The Language of Charity

Short post today: I’m trying to get better at these.

It’s fair to say that modern welfare ‘evolved’, in some ways, from the charitable projects maintained by the Church in the middle ages. How that evolution took place is a matter of argument. There are a lot of grand sweeping narratives about the changes in poor relief from the middle ages to the early modern to the modern period, with the Protestant Reformation, increasingly centralized states, and so forth being cited as contributing engines. These are matters of historical argument.

Regardless of the big engines of change in the matter of poor relief, one of the interesting ways it can be tracked is through changes in the language of charity. This has interesting implications for our current debates about the purview of welfare versus the purview of charity. On the subject of languages of charity, Miri Rubin writes:

“Although the language of medieval Christian charity always required a degree of help to ‘others’, a different and alternative idiom, an idiom of kinship, spiced with some of the traditional images of charity and love, came to articulate new choices. This development can be correlated to similar manifestations of the nature of co-operation in the structures of late medieval town government, in the preponderance of faction within it, and in the more tentative attitudes toward public office by those who would have constituted the natural office-holding elite in earlier times…These shifts in the language of charity, in which the dispositions toward giving were enshrined, were thoroughgoing and dramatic. The symbolic articulation of the charitable act was being wrested from its earlier institutional forms which were relatively open and inclusive; these older forms were being redesigned to ensure greater exclusivity and discrimination in allocation of relief funds, and altogether new types of relief were created in substantially altered social contexts.”

In other words, the way charity was explained — consider “we must help the poor and the stranger” versus “I must help my brother and neighbor” — correlated with broad institutional changes in how charity was rendered. Instead of hospitals serving as communal locations for a variety of services (a hostel-like capacity, a retirement-home-like capacity, a modern-hospital-like capacity, etc.) they gradually changed into sites for the working of private charity. Specifically, they lost their space for poor and sick people, and became primarily places for the keeping of elderly well-to-do people living on privately provided pensions. Rather than a community reaching out to ‘the other’, they became places where individuals reached out to people they had kinship with. And the language around charity either changed with the society, or pressed such changes along — or a little of both.
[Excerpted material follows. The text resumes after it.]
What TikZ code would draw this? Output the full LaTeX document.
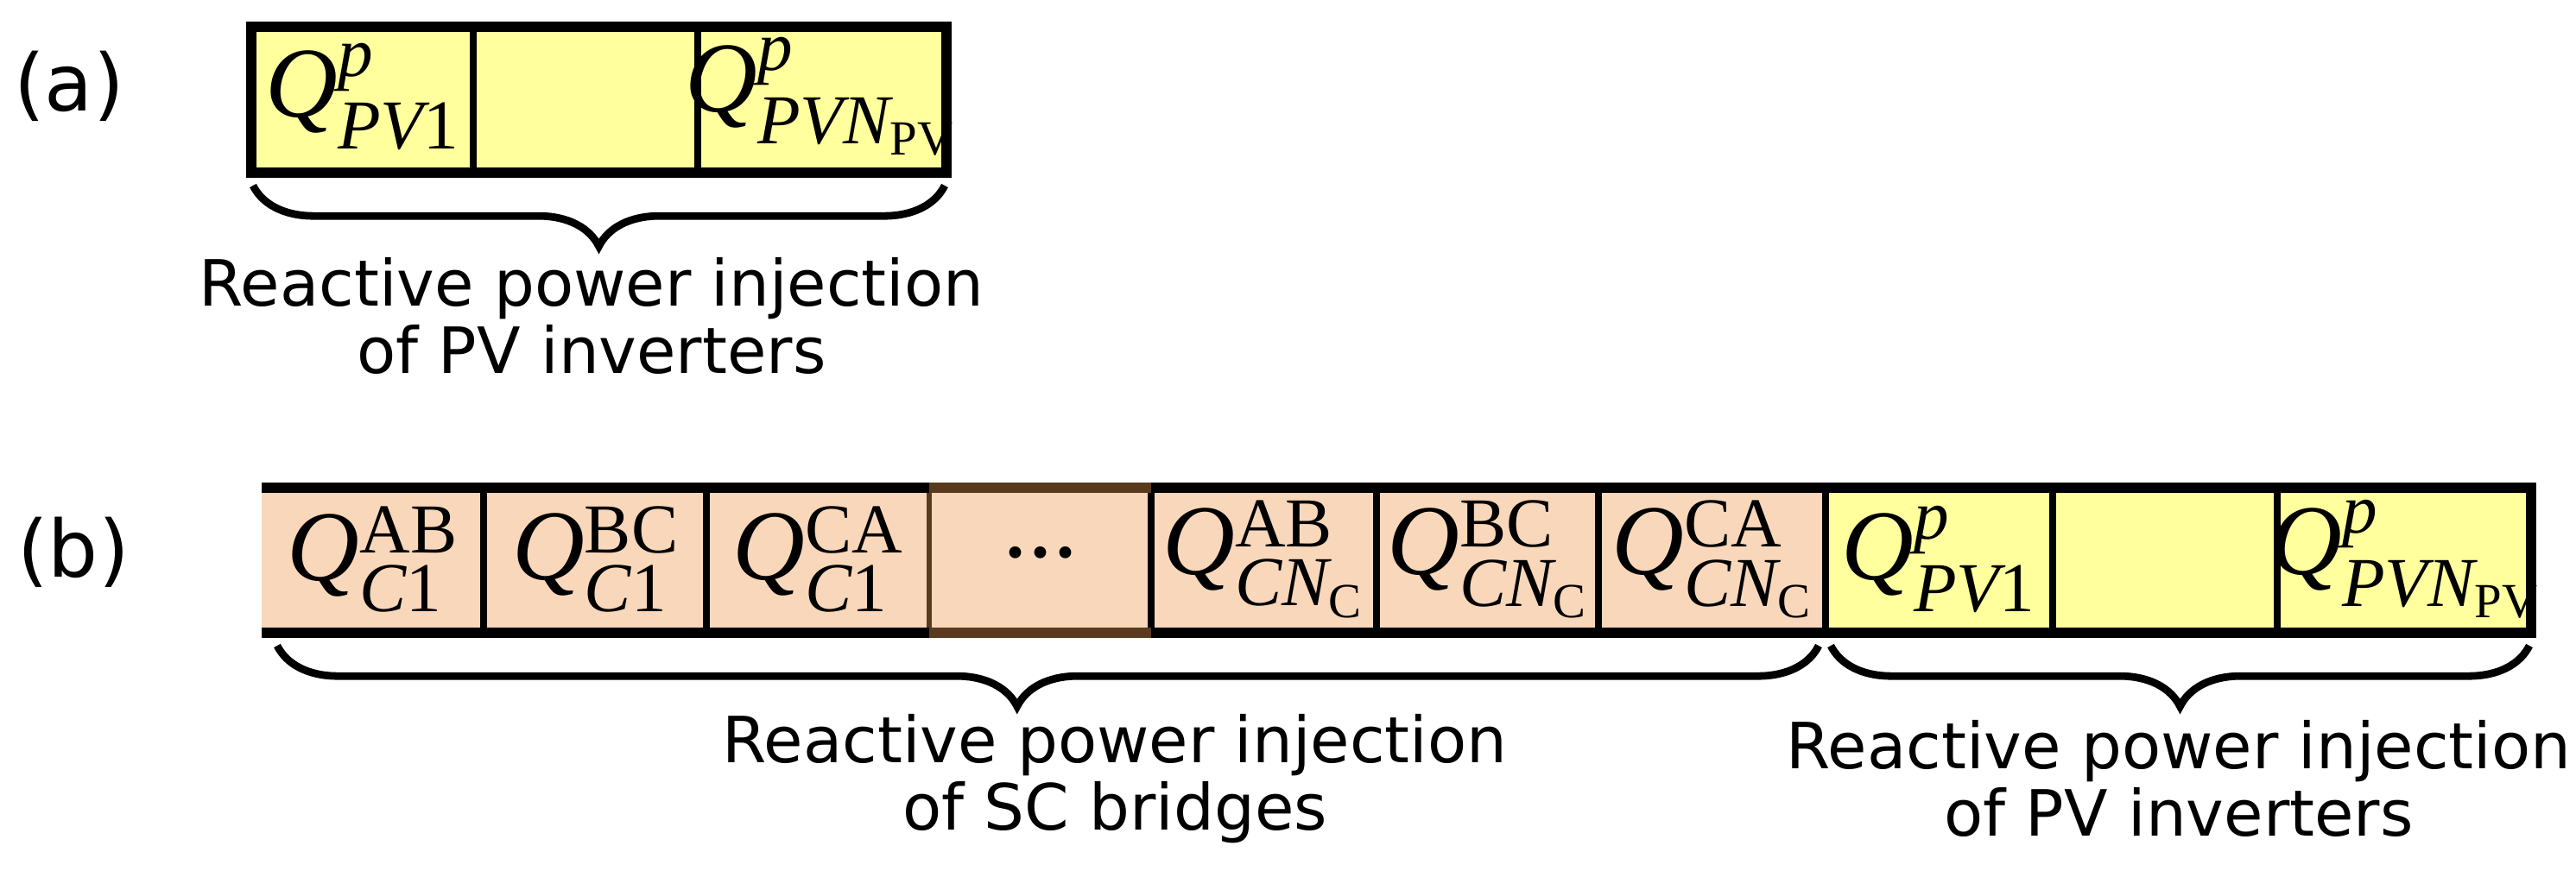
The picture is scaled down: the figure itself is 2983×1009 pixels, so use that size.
\documentclass[tikz,border=0pt]{standalone}
\usepackage{amsmath}
\usepackage{fontspec}
\setmainfont{DejaVu Sans}
\newfontfamily\tms{Liberation Serif}
\newcommand\QQ[2]{{\tms\itshape Q}$^{\text{\tms #1}}_{\text{\tms #2}}$}
\usetikzlibrary{decorations.pathreplacing}
\definecolor{pvy}{HTML}{FFFF9E}
\definecolor{scp}{HTML}{F9D7BA}
\definecolor{dotb}{HTML}{5A3A1E}
\begin{document}
\begin{tikzpicture}[x=0.01cm,y=-0.01cm,
  cell/.style={draw=black,line width=2.2pt},
  frame/.style={draw=black,line width=3.6pt},
  q/.style={font=\fontsize{33}{36}\selectfont,inner sep=0pt},
  lbl/.style={font=\fontsize{21}{22}\selectfont,align=center},
  tag/.style={font=\fontsize{26}{30}\selectfont},
  br/.style={decorate,decoration={brace,mirror,amplitude=20pt,aspect=0.5},line width=2.5pt}]
\useasboundingbox (0,0) rectangle (2983,1009);
% (a)
\node[tag] (ta) at (80,100) {(a)};
\fill[pvy] (291,31) rectangle (1096,200);
\draw[cell] (548,31) -- (548,200) (808,31) -- (808,200);
\draw[frame] (291,31) rectangle (1096,200);
\node[q] (a1) at (420,112) {\QQ{\itshape p}{\itshape PV\upshape 1}};
\node[q] (a3) at (950,112) {\QQ{\itshape p}{\itshape PVN$_{\text{\tms\upshape PV}}$}};
\coordinate (abl) at (293,215);
\coordinate (abr) at (1094,215);
\draw[br] (abl) -- (abr);
\node[lbl] (la) at (685,366) {Reactive power injection\\of PV inverters};
% (b)
\node[tag] (tb) at (85,640) {(b)};
\fill[scp] (303,565) rectangle (2114,733);
\fill[pvy] (2114,565) rectangle (2931,733);
\draw[cell] (560,565) -- (560,733) (818,565) -- (818,733) (1851,565) -- (1851,733)
  (2114,565) -- (2114,733) (2377,565) -- (2377,733) (2637,565) -- (2637,733);
\draw[dotb,line width=1.6pt] (1076,565) rectangle (1333,733);
\draw[cell] (1333,565) -- (1333,733) (1594,565) -- (1594,733);
\draw[frame] (303,565) -- (1076,565) (1333,565) -- (2931,565) -- (2931,733) -- (1333,733)
  (1076,733) -- (303,733) -- cycle;
\draw[dotb,line width=3.6pt] (1076,565) -- (1333,565) (1076,733) -- (1333,733);
\node[q] (b1) at (432,648) {\QQ{AB}{\itshape C\upshape 1}};
\node[q] (b2) at (690,648) {\QQ{BC}{\itshape C\upshape 1}};
\node[q] (b3) at (948,648) {\QQ{CA}{\itshape C\upshape 1}};
\node[q] (b4) at (1205,640) {\tms ...};
\node[q] (b5) at (1463,648) {\QQ{AB}{\itshape CN$_{\text{\tms\upshape C}}$}};
\node[q] (b6) at (1723,648) {\QQ{BC}{\itshape CN$_{\text{\tms\upshape C}}$}};
\node[q] (b7) at (1983,648) {\QQ{CA}{\itshape CN$_{\text{\tms\upshape C}}$}};
\node[q] (b8) at (2245,648) {\QQ{\itshape p}{\itshape PV\upshape 1}};
\node[q] (b10) at (2785,648) {\QQ{\itshape p}{\itshape PVN$_{\text{\tms\upshape PV}}$}};
\coordinate (b1l) at (321,748);
\coordinate (b1r) at (2106,748);
\coordinate (b2l) at (2120,748);
\coordinate (b2r) at (2929,748);
\draw[br,decoration={aspect=0.48}] (b1l) -- (b1r);
\draw[br] (b2l) -- (b2r);
\node[lbl] (lb1) at (1291,902) {Reactive power injection\\of SC bridges};
\node[lbl] (lb2) at (2523,902) {Reactive power injection\\of PV inverters};
\end{tikzpicture}
\end{document}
But human needs actually hadn’t changed all that much. Part of Rubin’s point is to demonstrate that the language we use to describe charity — who gets it, why, who gives it, why, what the goals are, when/where it should be done — can create certain charitable institutions and dispense with others, while the actual human needs remain more or less static. And this is directly applicable to how we think about charity and welfare now.
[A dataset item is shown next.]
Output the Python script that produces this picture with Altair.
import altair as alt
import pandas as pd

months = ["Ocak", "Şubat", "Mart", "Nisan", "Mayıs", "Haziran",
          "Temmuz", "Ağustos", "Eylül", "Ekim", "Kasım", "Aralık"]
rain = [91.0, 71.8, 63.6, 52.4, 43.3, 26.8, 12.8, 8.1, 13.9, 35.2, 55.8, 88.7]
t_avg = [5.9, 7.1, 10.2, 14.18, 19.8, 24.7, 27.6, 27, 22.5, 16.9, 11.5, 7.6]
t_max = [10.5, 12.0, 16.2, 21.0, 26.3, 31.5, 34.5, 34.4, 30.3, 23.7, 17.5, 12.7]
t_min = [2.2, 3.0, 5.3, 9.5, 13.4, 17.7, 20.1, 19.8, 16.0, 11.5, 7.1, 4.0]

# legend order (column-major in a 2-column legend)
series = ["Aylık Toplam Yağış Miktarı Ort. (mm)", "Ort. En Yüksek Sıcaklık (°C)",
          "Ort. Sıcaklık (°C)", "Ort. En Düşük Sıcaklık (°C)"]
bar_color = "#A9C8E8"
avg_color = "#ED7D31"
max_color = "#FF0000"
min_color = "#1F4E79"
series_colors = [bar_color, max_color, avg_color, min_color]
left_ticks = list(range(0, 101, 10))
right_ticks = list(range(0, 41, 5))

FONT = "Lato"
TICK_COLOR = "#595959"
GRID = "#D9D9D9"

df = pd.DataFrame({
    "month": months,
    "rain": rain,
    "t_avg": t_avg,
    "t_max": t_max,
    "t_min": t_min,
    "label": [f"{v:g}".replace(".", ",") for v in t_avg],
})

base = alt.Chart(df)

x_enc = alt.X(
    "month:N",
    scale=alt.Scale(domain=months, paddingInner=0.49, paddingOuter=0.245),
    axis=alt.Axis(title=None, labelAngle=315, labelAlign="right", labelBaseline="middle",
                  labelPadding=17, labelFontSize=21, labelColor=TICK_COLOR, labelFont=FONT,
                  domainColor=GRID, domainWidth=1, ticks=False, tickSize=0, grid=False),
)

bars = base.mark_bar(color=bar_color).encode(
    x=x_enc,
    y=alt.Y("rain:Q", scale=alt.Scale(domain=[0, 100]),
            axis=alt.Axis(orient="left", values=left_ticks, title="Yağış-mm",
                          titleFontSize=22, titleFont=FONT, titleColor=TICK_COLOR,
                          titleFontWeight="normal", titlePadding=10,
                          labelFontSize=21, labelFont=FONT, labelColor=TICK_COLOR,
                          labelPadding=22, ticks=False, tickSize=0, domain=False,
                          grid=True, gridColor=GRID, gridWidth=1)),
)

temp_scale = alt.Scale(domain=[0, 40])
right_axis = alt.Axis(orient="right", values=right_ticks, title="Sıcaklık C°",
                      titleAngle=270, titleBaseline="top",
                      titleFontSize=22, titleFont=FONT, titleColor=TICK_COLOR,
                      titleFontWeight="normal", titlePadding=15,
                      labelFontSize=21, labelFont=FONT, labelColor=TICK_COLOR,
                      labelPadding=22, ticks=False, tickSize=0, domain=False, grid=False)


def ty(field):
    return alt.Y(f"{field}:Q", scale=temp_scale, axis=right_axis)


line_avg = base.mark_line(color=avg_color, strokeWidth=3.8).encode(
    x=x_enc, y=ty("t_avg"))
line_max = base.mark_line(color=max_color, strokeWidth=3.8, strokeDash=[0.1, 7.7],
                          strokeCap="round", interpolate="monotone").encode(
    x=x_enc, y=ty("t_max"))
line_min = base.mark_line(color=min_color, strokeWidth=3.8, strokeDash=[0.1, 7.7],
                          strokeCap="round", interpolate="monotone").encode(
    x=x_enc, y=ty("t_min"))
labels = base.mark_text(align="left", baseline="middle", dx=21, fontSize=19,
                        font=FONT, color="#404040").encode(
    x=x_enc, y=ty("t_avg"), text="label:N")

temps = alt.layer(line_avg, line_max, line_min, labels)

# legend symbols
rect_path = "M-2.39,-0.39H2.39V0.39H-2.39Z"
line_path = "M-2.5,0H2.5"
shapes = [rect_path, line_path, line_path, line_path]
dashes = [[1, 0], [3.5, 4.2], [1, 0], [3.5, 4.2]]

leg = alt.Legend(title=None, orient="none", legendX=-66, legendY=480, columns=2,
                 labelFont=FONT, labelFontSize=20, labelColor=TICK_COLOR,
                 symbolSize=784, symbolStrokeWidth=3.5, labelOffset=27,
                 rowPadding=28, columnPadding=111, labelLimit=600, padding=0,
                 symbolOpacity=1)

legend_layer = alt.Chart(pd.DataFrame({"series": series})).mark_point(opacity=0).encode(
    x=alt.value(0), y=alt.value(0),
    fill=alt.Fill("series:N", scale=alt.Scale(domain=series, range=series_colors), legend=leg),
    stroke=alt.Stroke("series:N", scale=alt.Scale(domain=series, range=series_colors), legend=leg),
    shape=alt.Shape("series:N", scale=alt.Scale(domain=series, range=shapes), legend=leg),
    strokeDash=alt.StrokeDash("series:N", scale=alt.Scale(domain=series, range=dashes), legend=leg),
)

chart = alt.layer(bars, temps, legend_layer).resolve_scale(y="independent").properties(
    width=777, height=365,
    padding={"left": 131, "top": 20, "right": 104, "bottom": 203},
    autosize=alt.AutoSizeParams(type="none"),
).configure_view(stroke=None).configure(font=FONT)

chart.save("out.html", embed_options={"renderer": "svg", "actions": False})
Think about the language we use for ‘welfare’ versus ‘public goods.’ Welfare is: the EITC, food stamps (SNAP), TANF, medicaid, etc. On the other hand, social security, veterans’ services, public schools, and so forth are typically not imagined to be welfare programs. Complicating matters, nearly all of these things — food assistance, schooling, care for the elderly, etc — were once thought of as matters of charity.

So what language do we use to stabilize our categories? ‘Earned’, ‘worked for’, ‘deserving’, ‘investment.’ For the social services that people we respect use, like social security and veterans’ services, we tend to cite service and/or work as evidence that the funds being spent on them are truly deserved. On the other hand, we tend to try to enforce work (even where some work already exists!) to make recipients of other kinds of benefits into ‘deserving’ figures. And, indeed, the caricatures of welfare recipients intended to impugn them (in order to slash welfare) always focus on their slovenliness and ingratitude, further marks against their lack of desert.
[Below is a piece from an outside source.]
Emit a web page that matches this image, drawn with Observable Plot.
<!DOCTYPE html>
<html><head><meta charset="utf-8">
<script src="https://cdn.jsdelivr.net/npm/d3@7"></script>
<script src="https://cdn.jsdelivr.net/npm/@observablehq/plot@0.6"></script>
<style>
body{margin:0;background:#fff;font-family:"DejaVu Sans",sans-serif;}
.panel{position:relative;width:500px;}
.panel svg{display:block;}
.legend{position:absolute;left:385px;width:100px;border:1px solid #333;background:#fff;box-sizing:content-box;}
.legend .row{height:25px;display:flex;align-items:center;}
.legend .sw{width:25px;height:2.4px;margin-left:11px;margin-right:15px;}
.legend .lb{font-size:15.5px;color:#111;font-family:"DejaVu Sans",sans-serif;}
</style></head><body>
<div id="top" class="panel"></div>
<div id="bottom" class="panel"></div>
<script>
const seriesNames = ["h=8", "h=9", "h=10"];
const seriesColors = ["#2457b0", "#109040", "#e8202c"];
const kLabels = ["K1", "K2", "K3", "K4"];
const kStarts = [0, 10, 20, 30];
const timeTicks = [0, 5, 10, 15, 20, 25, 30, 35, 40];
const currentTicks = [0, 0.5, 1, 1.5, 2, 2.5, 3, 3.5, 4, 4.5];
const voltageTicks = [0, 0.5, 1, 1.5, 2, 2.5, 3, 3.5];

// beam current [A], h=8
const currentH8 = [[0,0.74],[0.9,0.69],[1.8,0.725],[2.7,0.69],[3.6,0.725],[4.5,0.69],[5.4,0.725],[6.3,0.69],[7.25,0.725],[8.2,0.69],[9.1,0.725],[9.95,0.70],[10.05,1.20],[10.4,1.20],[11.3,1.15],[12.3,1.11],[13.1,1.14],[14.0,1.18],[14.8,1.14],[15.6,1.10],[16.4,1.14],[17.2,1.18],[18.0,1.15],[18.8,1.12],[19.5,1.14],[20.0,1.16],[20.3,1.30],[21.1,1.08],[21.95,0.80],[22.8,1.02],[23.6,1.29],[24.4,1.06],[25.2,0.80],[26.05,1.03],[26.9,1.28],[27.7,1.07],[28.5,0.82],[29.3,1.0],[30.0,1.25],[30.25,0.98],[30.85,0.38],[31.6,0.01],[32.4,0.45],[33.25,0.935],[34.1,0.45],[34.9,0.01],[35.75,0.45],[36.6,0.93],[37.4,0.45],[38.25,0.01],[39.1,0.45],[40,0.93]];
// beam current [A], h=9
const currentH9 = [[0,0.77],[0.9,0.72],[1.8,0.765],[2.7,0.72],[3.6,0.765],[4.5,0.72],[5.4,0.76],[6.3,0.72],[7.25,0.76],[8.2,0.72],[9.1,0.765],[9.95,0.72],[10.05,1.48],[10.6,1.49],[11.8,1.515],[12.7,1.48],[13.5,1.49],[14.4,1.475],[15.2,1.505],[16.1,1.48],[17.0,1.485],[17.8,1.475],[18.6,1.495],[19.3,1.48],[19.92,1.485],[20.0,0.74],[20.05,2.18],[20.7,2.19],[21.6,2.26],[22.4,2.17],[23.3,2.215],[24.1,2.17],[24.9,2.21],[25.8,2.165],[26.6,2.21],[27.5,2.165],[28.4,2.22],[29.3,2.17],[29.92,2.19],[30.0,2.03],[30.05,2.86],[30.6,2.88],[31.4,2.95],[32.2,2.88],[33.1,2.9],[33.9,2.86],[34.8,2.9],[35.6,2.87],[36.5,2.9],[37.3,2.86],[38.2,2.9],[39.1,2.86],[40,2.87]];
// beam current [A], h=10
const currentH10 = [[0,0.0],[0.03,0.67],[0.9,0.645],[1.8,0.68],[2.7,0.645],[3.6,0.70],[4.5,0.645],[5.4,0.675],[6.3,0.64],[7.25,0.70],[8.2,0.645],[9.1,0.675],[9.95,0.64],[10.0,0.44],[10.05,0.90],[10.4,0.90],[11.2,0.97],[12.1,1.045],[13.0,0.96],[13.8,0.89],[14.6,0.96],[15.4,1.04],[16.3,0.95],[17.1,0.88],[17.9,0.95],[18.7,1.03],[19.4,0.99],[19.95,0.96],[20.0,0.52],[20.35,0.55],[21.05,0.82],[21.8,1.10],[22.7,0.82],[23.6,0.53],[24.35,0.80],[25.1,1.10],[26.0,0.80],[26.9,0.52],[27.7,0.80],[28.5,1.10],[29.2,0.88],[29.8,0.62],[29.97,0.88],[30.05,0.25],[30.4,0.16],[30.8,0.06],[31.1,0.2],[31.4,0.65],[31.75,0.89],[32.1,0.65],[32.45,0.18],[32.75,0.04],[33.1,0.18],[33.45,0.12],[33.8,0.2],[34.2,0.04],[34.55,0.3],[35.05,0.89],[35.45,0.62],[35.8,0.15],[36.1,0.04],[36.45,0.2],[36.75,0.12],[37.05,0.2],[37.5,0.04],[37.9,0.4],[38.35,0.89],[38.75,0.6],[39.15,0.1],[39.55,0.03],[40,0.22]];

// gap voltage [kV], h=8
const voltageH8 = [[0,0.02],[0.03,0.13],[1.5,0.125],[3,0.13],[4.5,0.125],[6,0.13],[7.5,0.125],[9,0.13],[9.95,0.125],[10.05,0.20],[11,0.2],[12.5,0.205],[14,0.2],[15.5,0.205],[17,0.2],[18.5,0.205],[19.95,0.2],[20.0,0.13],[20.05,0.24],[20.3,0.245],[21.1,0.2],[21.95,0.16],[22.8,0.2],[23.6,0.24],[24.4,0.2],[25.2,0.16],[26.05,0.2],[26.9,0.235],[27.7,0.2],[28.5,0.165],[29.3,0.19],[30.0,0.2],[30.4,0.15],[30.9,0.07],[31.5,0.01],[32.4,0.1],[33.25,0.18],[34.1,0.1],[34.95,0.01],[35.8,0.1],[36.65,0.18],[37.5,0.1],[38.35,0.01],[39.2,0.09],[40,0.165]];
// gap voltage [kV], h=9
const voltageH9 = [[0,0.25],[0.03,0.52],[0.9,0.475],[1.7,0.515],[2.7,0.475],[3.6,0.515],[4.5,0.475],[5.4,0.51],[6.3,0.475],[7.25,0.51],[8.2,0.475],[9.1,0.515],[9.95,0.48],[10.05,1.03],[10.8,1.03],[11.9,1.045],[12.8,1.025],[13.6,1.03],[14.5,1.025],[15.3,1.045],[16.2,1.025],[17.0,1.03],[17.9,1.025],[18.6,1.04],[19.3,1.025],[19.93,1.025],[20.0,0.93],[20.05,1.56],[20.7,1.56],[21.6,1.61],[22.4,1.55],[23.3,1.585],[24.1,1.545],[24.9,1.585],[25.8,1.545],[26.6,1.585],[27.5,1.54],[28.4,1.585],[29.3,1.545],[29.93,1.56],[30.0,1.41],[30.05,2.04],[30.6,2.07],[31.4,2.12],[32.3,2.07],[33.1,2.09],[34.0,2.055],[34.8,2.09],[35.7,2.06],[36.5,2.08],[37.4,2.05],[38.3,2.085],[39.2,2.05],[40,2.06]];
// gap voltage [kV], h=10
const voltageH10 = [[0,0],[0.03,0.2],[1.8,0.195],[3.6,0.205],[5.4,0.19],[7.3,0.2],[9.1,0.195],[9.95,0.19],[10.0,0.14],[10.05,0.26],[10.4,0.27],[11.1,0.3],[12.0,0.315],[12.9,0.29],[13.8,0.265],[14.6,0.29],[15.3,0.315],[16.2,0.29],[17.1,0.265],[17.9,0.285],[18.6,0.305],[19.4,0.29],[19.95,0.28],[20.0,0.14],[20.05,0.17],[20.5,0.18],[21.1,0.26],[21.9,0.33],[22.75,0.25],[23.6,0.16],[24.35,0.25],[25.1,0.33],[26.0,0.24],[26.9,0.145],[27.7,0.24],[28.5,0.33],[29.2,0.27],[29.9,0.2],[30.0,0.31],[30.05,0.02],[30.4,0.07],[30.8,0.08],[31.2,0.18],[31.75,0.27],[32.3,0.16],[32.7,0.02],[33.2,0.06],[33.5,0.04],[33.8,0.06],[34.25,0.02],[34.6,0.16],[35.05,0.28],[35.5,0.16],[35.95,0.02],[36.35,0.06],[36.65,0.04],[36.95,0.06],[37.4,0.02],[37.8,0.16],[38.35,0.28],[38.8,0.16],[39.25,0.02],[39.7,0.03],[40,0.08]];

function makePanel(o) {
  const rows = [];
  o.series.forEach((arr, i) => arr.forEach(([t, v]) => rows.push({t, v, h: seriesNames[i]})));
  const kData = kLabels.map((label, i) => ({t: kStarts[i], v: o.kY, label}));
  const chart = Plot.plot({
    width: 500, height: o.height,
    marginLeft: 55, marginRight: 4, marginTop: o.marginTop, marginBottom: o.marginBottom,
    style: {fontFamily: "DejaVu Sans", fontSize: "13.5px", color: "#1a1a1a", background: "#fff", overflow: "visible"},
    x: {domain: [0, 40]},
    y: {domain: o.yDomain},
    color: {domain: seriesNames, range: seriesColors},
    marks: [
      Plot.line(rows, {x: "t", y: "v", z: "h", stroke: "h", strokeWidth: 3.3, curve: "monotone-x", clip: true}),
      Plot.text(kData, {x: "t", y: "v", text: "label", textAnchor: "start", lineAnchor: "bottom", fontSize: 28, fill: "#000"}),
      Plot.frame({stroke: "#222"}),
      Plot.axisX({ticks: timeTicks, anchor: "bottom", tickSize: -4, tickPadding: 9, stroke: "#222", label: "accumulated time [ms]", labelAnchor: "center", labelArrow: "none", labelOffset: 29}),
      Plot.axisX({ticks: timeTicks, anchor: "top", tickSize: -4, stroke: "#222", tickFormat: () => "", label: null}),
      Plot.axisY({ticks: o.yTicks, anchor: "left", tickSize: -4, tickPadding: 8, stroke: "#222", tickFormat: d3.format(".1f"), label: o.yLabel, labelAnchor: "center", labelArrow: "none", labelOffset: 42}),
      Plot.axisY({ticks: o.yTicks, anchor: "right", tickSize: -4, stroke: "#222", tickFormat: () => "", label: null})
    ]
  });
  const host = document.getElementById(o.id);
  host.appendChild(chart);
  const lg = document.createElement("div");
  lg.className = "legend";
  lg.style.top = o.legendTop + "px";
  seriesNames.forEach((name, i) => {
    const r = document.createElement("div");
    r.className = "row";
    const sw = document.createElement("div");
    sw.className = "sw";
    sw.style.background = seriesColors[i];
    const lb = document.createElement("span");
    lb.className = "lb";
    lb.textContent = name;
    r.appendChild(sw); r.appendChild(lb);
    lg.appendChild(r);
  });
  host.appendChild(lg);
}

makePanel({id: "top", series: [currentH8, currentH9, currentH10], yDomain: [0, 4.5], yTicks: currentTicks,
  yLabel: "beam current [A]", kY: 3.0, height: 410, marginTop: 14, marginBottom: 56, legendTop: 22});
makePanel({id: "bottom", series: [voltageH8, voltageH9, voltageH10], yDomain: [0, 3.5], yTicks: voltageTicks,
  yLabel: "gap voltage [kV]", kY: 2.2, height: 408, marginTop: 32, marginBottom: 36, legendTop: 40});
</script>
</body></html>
There are other languages of welfare (multiple different strains can co-exist) that inform how we view the justness or injustice of social programs. My purpose here is only to demonstrate how much work the language does in stabilizing categories that are actually unstable. There are surely ‘deserving’ and ‘undeserving’ people making use of all manner of programs, welfare or not; the idea that any set of persons is categorically lazy or undeserving is totally ridiculous on its own merits, such as they are. But the language of desert is so firmly attached to how we separate out these various programs that it bleeds into how we imagine the recipients. It becomes unclear whether SNAP is welfare because undeserving people get it while public school is good because all children deserve a good education; or whether undeserving people get SNAP because it’s welfare, while deserving kids get public school because every kid deserves a good education.

So don’t let language mess with your head. We can and should think way outside the current boxes on matters of welfare and charity, but language tends to be one of those boxes that is easy to forget if you’re not exactly paying attention to it. Worse, it can perpetuate ‘truths’ very easily by pretending to be descriptive when it is really prescriptive. This is something I think about a lot, and I hope you found this as interesting as I do.